Organic/natural : Fabric developed according to the principles of fair trade using natural dyes and natural fabrics as well as respect for environment is growing. Kapok( natural fibre growing in Asia, West Africa and Brazil ) twills in unusual weights, with heavy handle but lightweight and cool to wear aspect generate a microclimate next to the skin. Natural dyes for cachmere such as tee leaf, acacias, henna represent some examples of novelties.
Embroidery, finish: Blends of technical and embroidered materials enjoy creative expension. Ribbons in tulle, lace, sewn taffeta in flower shapes embroidered on muslin or wool bouclette enchance the 3D look. Velvets are first quilted then embroidered. Tourmented velvets with3D flower designs are very dynamic. Brocades are tone on tone, mostly 2 greys. Washed or varnished jacquards (jacquard lacqués) as well as iced silks for evening use are some new aspects of the season.
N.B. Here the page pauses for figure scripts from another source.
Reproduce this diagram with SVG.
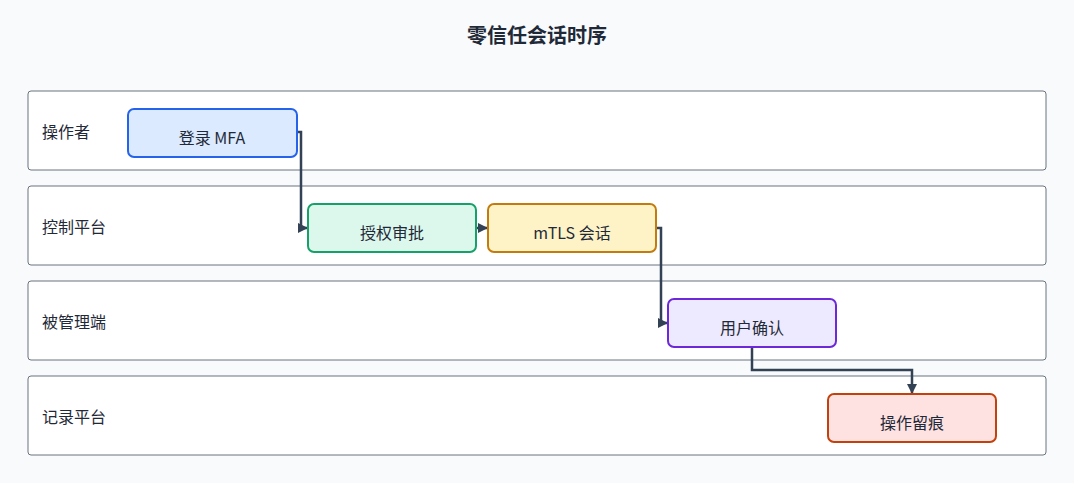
<svg xmlns="http://www.w3.org/2000/svg" width="1074" height="483" viewBox="0 0 1074 483">
<style>
text{font-family:"Noto Sans CJK SC","Noto Sans",sans-serif;fill:#1f2937}
.lane{fill:#fff;stroke:#6b7280;stroke-width:1}
.lt{font-size:16px}
.n{stroke-width:2}
.nt{font-size:16px;text-anchor:middle}
.c{fill:none;stroke:#334155;stroke-width:2.5}
</style>
<defs><marker id="a" viewBox="0 0 10 10" refX="9" refY="5" markerWidth="4" markerHeight="4" orient="auto"><path d="M0,0L10,5L0,10z" fill="#334155"/></marker></defs>
<rect width="1074" height="483" fill="#f8fafc"/>
<text x="537" y="43" font-size="20" font-weight="bold" text-anchor="middle">零信任会话时序</text>
<g id="lanes">
<rect class="lane" x="28" y="91" width="1018" height="79" rx="3"/><text class="lt" x="42" y="138">操作者</text>
<rect class="lane" x="28" y="186" width="1018" height="79" rx="3"/><text class="lt" x="42" y="233">控制平台</text>
<rect class="lane" x="28" y="281" width="1018" height="79" rx="3"/><text class="lt" x="42" y="328">被管理端</text>
<rect class="lane" x="28" y="376" width="1018" height="79" rx="3"/><text class="lt" x="42" y="423">记录平台</text>
</g>
<g id="connectors">
<path class="c" d="M297,132H301V228H307" marker-end="url(#a)"/>
<path class="c" d="M476,228H487" marker-end="url(#a)"/>
<path class="c" d="M656,228H661V323H667" marker-end="url(#a)"/>
<path class="c" d="M752,347V370H912V393" marker-end="url(#a)"/>
</g>
<g id="n1"><rect class="n" x="128" y="109" width="169" height="48" rx="6" fill="#dbeafe" stroke="#2563eb"/><text class="nt" x="212" y="144">登录 MFA</text></g>
<g id="n2"><rect class="n" x="308" y="204" width="168" height="48" rx="6" fill="#dcf7ec" stroke="#16a06a"/><text class="nt" x="392" y="239">授权审批</text></g>
<g id="n3"><rect class="n" x="488" y="204" width="168" height="48" rx="6" fill="#fef3c7" stroke="#c27c0e"/><text class="nt" x="572" y="239">mTLS 会话</text></g>
<g id="n4"><rect class="n" x="668" y="299" width="168" height="48" rx="6" fill="#ede9fe" stroke="#6d28d9"/><text class="nt" x="752" y="334">用户确认</text></g>
<g id="n5"><rect class="n" x="828" y="394" width="168" height="48" rx="6" fill="#fee2e2" stroke="#c2410c"/><text class="nt" x="912" y="429">操作留痕</text></g>
</svg>
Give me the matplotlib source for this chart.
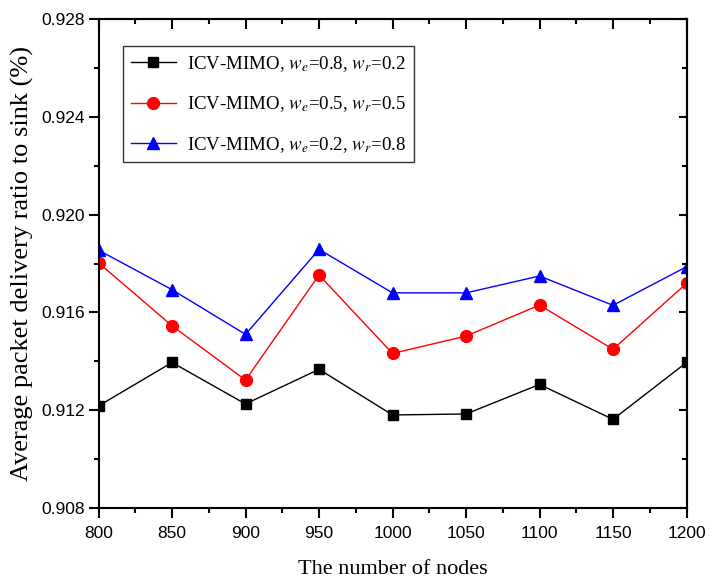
import numpy as np
import matplotlib
matplotlib.use("Agg")
import matplotlib.pyplot as plt
from matplotlib.ticker import MultipleLocator, FormatStrFormatter

# data
nodes = [800, 850, 900, 950, 1000, 1050, 1100, 1150, 1200]
pdr_08_02 = [0.91217, 0.91395, 0.91225, 0.91367, 0.91180, 0.91184, 0.91305, 0.91162, 0.91395]
pdr_05_05 = [0.91803, 0.91545, 0.91323, 0.91753, 0.91432, 0.91503, 0.91630, 0.91449, 0.91719]
pdr_02_08 = [0.91855, 0.91693, 0.91510, 0.91858, 0.91680, 0.91680, 0.91749, 0.91629, 0.91787]

labels = [r"ICV-MIMO, $w_e$=0.8, $w_r$=0.2",
          r"ICV-MIMO, $w_e$=0.5, $w_r$=0.5",
          r"ICV-MIMO, $w_e$=0.2, $w_r$=0.8"]

plt.rcParams['mathtext.fontset'] = 'stix'
serif = ['Liberation Serif', 'DejaVu Serif']
sans = ['Liberation Sans', 'DejaVu Sans']

fig = plt.figure(figsize=(7.14, 5.87), dpi=100)
ax = fig.add_axes([0.138, 0.135, 0.8235, 0.832])

ax.plot(nodes, pdr_08_02, color='black', lw=1.0, marker='s', ms=7.5, label=labels[0])
ax.plot(nodes, pdr_05_05, color='red', lw=1.0, marker='o', ms=8.5, label=labels[1])
ax.plot(nodes, pdr_02_08, color='blue', lw=1.0, marker='^', ms=9, label=labels[2])

ax.set_xlim(800, 1200)
ax.set_ylim(0.908, 0.928)
ax.xaxis.set_major_locator(MultipleLocator(50))
ax.xaxis.set_minor_locator(MultipleLocator(25))
ax.yaxis.set_major_locator(MultipleLocator(0.004))
ax.yaxis.set_minor_locator(MultipleLocator(0.002))
ax.yaxis.set_major_formatter(FormatStrFormatter('%.3f'))

for s in ax.spines.values():
    s.set_linewidth(1.5)

ax.tick_params(which='major', direction='out', length=7, width=1.5,
               labelsize=12.5, pad=3)
ax.tick_params(axis='x', which='major', pad=6)
ax.tick_params(which='minor', direction='out', length=3.5, width=1.5)
for lab in ax.get_xticklabels() + ax.get_yticklabels():
    lab.set_family(sans)

# inward ticks on the top and right frame
top = ax.secondary_xaxis('top')
top.xaxis.set_major_locator(MultipleLocator(50))
top.xaxis.set_minor_locator(MultipleLocator(25))
top.tick_params(which='major', direction='in', length=7, width=1.5, labeltop=False)
top.tick_params(which='minor', direction='in', length=3.5, width=1.5)
top.spines['top'].set_linewidth(1.5)

right = ax.secondary_yaxis('right')
right.yaxis.set_major_locator(MultipleLocator(0.004))
right.yaxis.set_minor_locator(MultipleLocator(0.002))
right.tick_params(which='major', direction='in', length=6, width=1.5, labelright=False)
right.tick_params(which='minor', direction='in', length=3.5, width=1.5)
right.spines['right'].set_linewidth(1.5)

ax.set_xlabel("The number of nodes", family=serif, fontsize=16, labelpad=14)
ax.set_ylabel("Average packet delivery ratio to sink (%)", family=serif, fontsize=19, labelpad=5)

leg = ax.legend(loc='upper left', bbox_to_anchor=(0.042, 0.945), borderaxespad=0,
                prop={'family': serif, 'size': 13.6}, frameon=True, fancybox=False,
                edgecolor='black', handlelength=2.4, handletextpad=0.6,
                borderpad=0.4, labelspacing=1.1)
leg.get_frame().set_linewidth(1.0)

fig.savefig("out.png", dpi=100)
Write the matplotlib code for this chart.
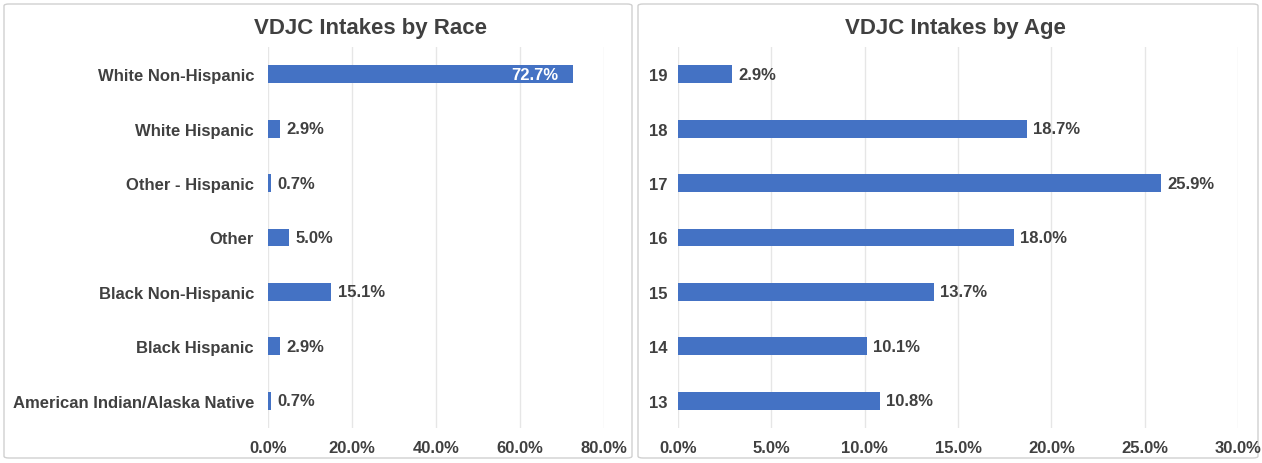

Indigo: Dominated by British, Italian and some French and Corean companies, they differ very much in style. British are more neat and work on elaborate detailed fantasy designs with free hand drawings of illustration like quality (Jade Harwood, Ella Peters). Italians are more in watercolour like floral prints, big motifs, bold geometrical patterns and are offering a wide variety of black and white prints beside large colour palettes( Anteprima). French are more classical with paisley cashmere designs and mainstream in their general approach (Karen Moller, Robert Vernet).
TREND BUREAUNelly Rodi follow up: Dandy look continues. cardigan spirit ( easy elegance, buttonless, edge to edge pieces), hybrid coats ( trench coat shoulder with frock coat lapels).Concepts like deep roots, country side US . Beautiful cocoon coats, foam pullovers, big belts over coats, peg pants and tapered legs are new introductions.